A Need For Raw Talent

Paul Jacobs is the founder & president of jacAPPS, a mobile app startup based in Southfield. Jacobs is a serial entrepreneur with a string of businesses in the media landscape. He got his start creating media consulting and consumer research firms. Jacobs was an early adopter in the mobile space, launching jacAPPS in 2008. Its first app was a custom job for the WRIF radio station and has created 775 mobile apps since then. It is now one the primary app makers for Ford. 
 
Jacobs describes jacAPPS as the house app developer for Ford's SYNC system. The Southfield-based company employs about half a dozen people and is adding interns this summer. Jacobs expects his firm to make a rapid expansion in 2013 to accommodate his company's growth.


Mobile technology is often referred to as one of the fastest growing, some argue the fastest growing, sector in the U.S. economy. Is this a trend that will continue for the next 5-10 years?
 
We've only reached the halfway point of smartphone penetration among cell phone owners, so there's a lot more headroom for market penetration. But we're in the bottom of the first inning in terms of potential and impact. The smartphone has emerged as the digital hub of everyone's lives. It's the one device that is never more than 6 inches away from you, and because of its multi-faceted functionality, has essentially replaced everything that's come before it - it's got media, Internet, games, and interaction.
 
And the next phase that's just upon us is interactivity in connected vehicles like Ford's SYNC and other digital dashboard system. Ford's AppLink software can now enable apps to be voice controlled in their vehicles, so soon, a lot of the functionality of your mobile apps will take on the added dimension in the car.
 
I keep revising an upgrading my business plan every six months, because honestly, new opportunities emerge with mobile all of the time.
 
When you look to hire for a young company, do you lean more toward finding raw talent that can be molded or toward an established professional with an effective skill set? 
 
It's really a mix, but we tend to gravitate toward the less experienced than grizzled veterans. We are a different kind of software developer because we come at this from a marketing and end-user perspective. Almost all of my employees have a liberal arts background, so they tend to use both sides of their brain. The result is better apps that combine the best of functionality and usability, and we have found that it's easier to find this mix of skills with slightly less experienced developers because their habits aren't hard coded.
 
You have have been running companies and hiring people for decades. Name one of the more unique processes you or a fellow employer have used when hiring?
 
There's no tricks to this.

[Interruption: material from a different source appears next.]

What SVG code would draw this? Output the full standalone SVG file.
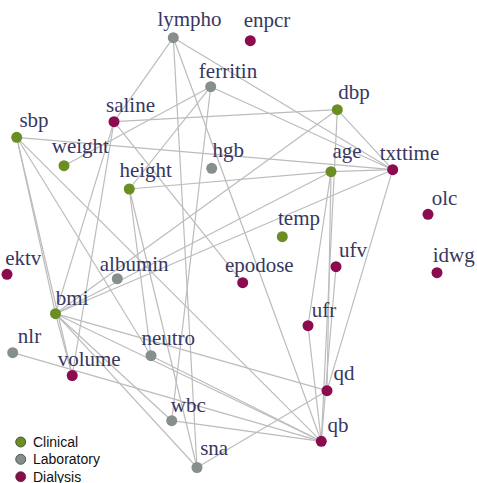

The one thing that I consistently ask prospects is what books, magazines or newspapers (print or online) do they read? You can learn a ton by discovering how expansive their thinking is. Are they students of the game and read a lot of trade and industry publications? Do they have interests outside of the field that could open up new avenues of growth? Or, do they spend their time playing video games, producing Vines, watching Hulu, and bugging friends and family on Facebook? I'll take the curious person over the couch potato any day.
 
A lot of local leaders are preaching that the region needs to up the skill sets of its workforce to meet the needs for the 21st Century workplace. Have you seen the need for this while hiring in recent years and if so, what needs to be done to make our workforce more competitive?
 
This is our biggest challenge, and I know that it also is with my colleagues and competitors. Our region has two essential problems - the overall decline of the education system, and the exodus of our best talent to other regions of the country. So, one is a long-term challenge that hopefully will be improved by the general turnaround of our economy, as long as our political leaders make this a funding priority. The second is more challenging. We can't change the weather. But we can control the types of environment we create for workers to keep them.
 
I recently was in a discussion with a potential partner in Silicon Valley. When it came time to compare salaries, benefits, etc., it was clear that we have a true advantage here in what we need to pay employees compared to other technology hot spots. So there's room to improve in this area. I realize that this flies in the face of the bean counters, but as an industry, it might be time to pay a little more, provide better benefits, and invest in great working environments to keep our best and brightest.
 
What have your companies done to make sure the skills sets of its employees stay sharp over time?
 
While we don't currently invest in ongoing learning (and we should), we've created a stimulating environment where there is a constant flow of ideas, information, and outside thinking. Our DNA is in research and strategic development, so between the research we're conducting and the volumes of publications we read and access online (yes, we are voracious readers which is why I look for this in a potential employee), our staff gets a pretty constant flow of information designed to broaden out their thinking.
 
Developers need to do more than just sit in front of a screen all day, so getting the most recent thinking on mobile apps from me and then sitting around and discussing it is just one way that we ensure that everyone's brains are engaged and hopefully expanding. There's a lot of sharing of ideas and opinions, even if the topic has nothing to do with creating an app. This is information and thinking that will come in handy one day, and let's face it, also keeps things from being boring.
 
And the other secret is that we make sure we regularly go out for sushi together and try to go to as many Tigers games as we can fit in (never enough).